------ RECORD LIST ------

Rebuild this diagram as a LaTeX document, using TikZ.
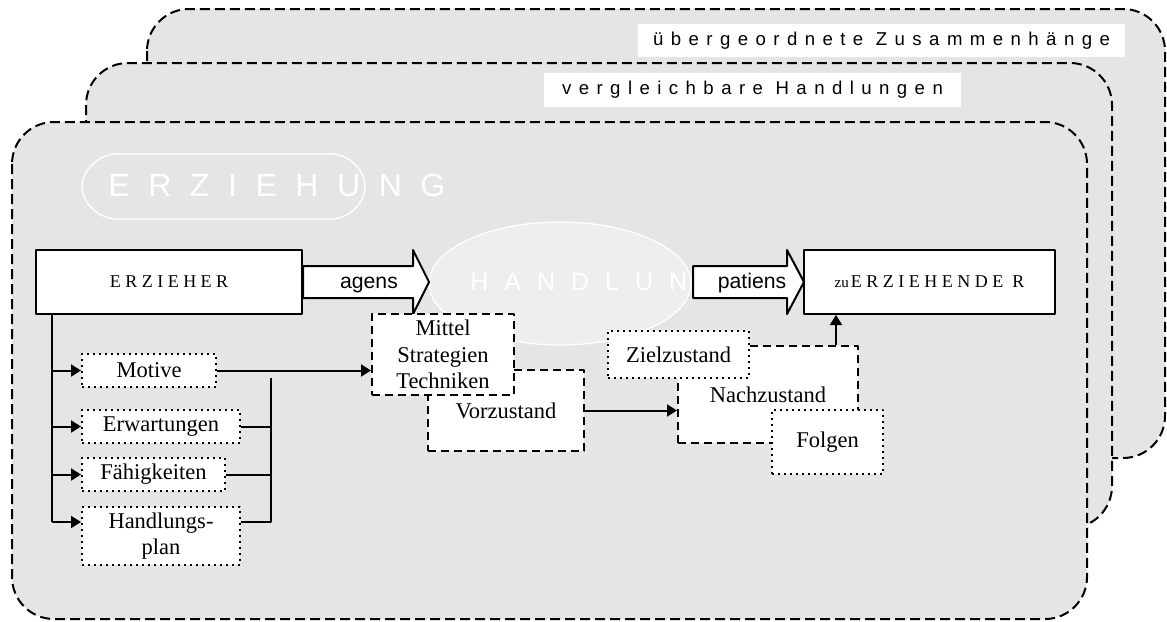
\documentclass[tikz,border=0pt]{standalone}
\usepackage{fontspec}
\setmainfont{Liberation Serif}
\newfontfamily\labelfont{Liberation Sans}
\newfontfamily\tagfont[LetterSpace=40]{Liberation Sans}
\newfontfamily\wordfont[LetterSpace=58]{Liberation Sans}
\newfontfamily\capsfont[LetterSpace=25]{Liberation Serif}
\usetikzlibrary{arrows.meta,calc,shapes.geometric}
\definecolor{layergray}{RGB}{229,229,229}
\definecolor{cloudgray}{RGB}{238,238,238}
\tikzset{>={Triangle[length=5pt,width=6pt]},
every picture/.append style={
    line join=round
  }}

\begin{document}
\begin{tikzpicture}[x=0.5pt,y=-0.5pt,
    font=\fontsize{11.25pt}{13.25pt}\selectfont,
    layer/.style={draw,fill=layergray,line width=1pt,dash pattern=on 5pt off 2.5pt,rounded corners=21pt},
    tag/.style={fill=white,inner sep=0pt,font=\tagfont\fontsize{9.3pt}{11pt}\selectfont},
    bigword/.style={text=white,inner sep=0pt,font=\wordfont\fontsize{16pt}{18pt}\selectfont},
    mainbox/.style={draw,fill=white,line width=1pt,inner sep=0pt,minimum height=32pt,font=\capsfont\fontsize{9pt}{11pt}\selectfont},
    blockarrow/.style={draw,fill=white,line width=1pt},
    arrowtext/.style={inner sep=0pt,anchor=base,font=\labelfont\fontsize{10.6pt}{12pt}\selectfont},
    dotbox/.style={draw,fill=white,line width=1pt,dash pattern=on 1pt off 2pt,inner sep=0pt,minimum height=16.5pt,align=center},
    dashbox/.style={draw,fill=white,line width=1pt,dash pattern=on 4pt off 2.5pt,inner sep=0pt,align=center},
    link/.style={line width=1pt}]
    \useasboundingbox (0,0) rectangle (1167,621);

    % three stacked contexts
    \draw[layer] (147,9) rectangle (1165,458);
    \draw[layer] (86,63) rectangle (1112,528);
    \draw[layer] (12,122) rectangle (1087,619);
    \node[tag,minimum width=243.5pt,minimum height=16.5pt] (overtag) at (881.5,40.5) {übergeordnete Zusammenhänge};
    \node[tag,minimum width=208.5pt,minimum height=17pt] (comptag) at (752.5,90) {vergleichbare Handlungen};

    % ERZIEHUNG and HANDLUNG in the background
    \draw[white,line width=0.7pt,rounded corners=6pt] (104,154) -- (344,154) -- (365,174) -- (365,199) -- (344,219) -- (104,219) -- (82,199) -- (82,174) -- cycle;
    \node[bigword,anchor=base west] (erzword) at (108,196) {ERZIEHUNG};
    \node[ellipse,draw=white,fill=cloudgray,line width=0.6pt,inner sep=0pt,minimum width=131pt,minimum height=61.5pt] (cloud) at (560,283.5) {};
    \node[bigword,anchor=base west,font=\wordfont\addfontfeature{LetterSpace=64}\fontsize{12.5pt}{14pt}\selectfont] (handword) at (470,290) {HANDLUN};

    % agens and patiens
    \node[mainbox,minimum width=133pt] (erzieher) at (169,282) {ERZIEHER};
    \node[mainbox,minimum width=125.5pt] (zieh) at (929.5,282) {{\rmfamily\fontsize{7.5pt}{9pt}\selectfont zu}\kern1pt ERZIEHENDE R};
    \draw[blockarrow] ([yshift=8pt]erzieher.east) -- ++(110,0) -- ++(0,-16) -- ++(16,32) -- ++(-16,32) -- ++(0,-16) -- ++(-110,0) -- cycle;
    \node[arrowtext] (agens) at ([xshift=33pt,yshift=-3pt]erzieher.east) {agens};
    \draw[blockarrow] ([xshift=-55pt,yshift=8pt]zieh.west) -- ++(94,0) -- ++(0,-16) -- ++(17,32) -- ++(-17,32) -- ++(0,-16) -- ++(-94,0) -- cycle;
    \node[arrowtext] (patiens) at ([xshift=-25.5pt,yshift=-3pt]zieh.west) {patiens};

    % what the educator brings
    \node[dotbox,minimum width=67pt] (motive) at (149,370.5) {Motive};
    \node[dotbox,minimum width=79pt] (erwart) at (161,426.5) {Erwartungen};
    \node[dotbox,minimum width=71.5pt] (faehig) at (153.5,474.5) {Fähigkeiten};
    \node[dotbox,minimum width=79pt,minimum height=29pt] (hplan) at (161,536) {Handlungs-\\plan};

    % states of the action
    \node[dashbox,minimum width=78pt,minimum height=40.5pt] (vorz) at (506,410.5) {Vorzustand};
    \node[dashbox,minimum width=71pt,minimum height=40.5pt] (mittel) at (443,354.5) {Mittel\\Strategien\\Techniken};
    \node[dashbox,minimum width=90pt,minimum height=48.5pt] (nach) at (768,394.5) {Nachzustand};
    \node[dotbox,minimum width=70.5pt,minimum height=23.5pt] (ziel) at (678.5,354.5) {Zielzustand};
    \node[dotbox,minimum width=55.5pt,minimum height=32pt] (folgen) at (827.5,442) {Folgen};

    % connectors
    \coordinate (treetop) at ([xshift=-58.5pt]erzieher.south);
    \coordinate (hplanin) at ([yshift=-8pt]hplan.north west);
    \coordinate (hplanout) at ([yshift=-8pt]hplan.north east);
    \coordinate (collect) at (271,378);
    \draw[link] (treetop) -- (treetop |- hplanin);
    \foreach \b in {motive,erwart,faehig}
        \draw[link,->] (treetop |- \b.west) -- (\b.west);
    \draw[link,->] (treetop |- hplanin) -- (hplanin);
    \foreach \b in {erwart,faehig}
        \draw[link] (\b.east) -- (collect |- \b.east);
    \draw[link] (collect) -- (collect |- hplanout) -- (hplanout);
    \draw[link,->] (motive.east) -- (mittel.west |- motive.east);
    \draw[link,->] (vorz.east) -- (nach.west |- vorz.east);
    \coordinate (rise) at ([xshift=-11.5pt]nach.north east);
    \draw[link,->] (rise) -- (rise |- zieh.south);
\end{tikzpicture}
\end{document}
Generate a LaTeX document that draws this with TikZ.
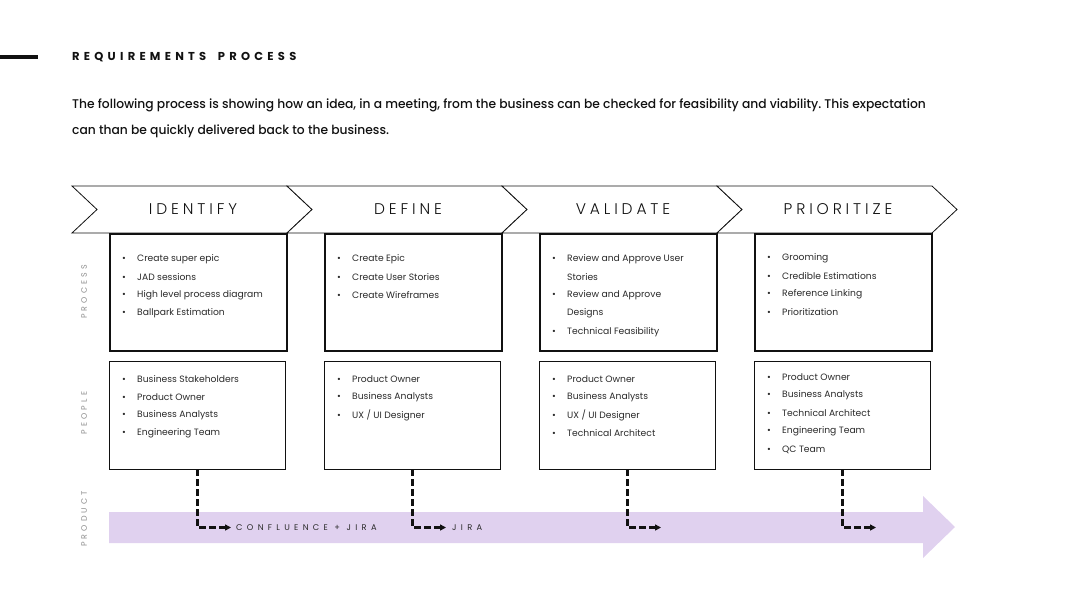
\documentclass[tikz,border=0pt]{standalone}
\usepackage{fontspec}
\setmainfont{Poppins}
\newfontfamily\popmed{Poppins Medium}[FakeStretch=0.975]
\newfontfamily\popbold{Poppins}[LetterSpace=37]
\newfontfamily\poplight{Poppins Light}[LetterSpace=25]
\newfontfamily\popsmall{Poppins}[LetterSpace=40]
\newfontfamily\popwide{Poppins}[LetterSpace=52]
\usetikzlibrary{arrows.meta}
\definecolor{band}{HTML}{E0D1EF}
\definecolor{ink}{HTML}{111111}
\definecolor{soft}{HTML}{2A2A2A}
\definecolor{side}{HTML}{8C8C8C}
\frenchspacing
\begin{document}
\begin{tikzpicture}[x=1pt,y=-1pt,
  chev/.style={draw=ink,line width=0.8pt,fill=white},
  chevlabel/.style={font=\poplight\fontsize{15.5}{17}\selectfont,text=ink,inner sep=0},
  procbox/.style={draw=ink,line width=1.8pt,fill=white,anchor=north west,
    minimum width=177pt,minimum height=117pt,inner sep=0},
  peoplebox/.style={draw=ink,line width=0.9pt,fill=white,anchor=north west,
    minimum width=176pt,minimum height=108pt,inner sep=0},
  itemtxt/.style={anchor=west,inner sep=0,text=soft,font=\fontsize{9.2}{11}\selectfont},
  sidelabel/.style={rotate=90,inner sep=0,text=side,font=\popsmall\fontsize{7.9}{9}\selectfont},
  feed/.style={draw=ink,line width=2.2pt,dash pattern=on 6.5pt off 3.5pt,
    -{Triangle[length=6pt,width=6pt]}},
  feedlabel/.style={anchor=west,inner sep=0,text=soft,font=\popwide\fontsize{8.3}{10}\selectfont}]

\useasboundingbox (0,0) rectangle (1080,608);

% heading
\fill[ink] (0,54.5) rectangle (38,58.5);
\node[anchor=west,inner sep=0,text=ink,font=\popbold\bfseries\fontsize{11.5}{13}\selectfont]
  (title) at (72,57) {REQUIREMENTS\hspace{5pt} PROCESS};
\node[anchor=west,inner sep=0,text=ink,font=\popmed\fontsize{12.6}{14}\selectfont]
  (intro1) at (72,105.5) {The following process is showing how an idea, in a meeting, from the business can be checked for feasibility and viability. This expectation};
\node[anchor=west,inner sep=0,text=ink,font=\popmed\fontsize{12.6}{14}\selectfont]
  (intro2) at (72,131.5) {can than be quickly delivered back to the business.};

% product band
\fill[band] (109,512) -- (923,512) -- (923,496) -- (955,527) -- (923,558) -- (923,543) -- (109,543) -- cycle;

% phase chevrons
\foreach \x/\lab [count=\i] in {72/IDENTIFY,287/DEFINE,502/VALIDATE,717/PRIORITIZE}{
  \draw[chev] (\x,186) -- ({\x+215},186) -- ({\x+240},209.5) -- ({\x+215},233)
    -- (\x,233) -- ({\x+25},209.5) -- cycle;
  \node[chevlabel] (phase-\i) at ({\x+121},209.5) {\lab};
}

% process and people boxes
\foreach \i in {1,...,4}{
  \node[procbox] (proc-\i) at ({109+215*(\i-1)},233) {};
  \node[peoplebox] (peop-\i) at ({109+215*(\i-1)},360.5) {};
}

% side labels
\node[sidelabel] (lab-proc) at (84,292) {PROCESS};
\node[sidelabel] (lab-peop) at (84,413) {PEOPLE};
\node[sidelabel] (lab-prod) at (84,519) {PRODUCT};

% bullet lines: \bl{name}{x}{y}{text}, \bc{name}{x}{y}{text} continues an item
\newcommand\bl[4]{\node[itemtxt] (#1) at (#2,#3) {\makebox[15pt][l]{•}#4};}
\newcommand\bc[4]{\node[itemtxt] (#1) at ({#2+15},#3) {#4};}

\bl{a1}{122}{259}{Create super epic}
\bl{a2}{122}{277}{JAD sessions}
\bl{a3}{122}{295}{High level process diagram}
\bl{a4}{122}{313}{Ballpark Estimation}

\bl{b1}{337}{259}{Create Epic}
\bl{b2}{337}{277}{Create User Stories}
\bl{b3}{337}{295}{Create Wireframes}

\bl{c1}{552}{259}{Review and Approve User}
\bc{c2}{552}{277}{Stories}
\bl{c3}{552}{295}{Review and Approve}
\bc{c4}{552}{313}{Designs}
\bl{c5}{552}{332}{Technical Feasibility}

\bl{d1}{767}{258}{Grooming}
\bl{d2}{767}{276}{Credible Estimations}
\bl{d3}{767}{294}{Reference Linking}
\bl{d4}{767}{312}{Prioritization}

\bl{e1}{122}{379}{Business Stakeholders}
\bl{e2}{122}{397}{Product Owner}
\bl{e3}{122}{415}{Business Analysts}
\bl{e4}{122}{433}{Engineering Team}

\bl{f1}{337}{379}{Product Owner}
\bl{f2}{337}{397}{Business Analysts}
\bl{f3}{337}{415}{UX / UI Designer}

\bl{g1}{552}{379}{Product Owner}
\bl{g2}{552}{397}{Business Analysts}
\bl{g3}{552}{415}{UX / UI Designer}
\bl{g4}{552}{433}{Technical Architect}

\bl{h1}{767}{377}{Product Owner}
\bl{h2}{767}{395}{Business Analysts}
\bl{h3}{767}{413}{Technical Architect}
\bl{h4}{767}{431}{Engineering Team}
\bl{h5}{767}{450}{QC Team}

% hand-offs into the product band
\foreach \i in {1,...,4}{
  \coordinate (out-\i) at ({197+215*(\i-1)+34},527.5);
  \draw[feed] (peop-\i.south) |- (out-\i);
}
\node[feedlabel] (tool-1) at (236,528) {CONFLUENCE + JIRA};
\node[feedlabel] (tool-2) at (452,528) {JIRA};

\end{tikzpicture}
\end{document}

------

YOUR GOAL → In the listing above, find the line with "Generate a LaTeX" and the line with "(0,0) rectangle (1080,608);". Set down exactly those lines and everything between them, skipping pictures.

COMPLETE OUTPUT →
Generate a LaTeX document that draws this with TikZ.
\documentclass[tikz,border=0pt]{standalone}
\usepackage{fontspec}
\setmainfont{Poppins}
\newfontfamily\popmed{Poppins Medium}[FakeStretch=0.975]
\newfontfamily\popbold{Poppins}[LetterSpace=37]
\newfontfamily\poplight{Poppins Light}[LetterSpace=25]
\newfontfamily\popsmall{Poppins}[LetterSpace=40]
\newfontfamily\popwide{Poppins}[LetterSpace=52]
\usetikzlibrary{arrows.meta}
\definecolor{band}{HTML}{E0D1EF}
\definecolor{ink}{HTML}{111111}
\definecolor{soft}{HTML}{2A2A2A}
\definecolor{side}{HTML}{8C8C8C}
\frenchspacing
\begin{document}
\begin{tikzpicture}[x=1pt,y=-1pt,
  chev/.style={draw=ink,line width=0.8pt,fill=white},
  chevlabel/.style={font=\poplight\fontsize{15.5}{17}\selectfont,text=ink,inner sep=0},
  procbox/.style={draw=ink,line width=1.8pt,fill=white,anchor=north west,
    minimum width=177pt,minimum height=117pt,inner sep=0},
  peoplebox/.style={draw=ink,line width=0.9pt,fill=white,anchor=north west,
    minimum width=176pt,minimum height=108pt,inner sep=0},
  itemtxt/.style={anchor=west,inner sep=0,text=soft,font=\fontsize{9.2}{11}\selectfont},
  sidelabel/.style={rotate=90,inner sep=0,text=side,font=\popsmall\fontsize{7.9}{9}\selectfont},
  feed/.style={draw=ink,line width=2.2pt,dash pattern=on 6.5pt off 3.5pt,
    -{Triangle[length=6pt,width=6pt]}},
  feedlabel/.style={anchor=west,inner sep=0,text=soft,font=\popwide\fontsize{8.3}{10}\selectfont}]

\useasboundingbox (0,0) rectangle (1080,608);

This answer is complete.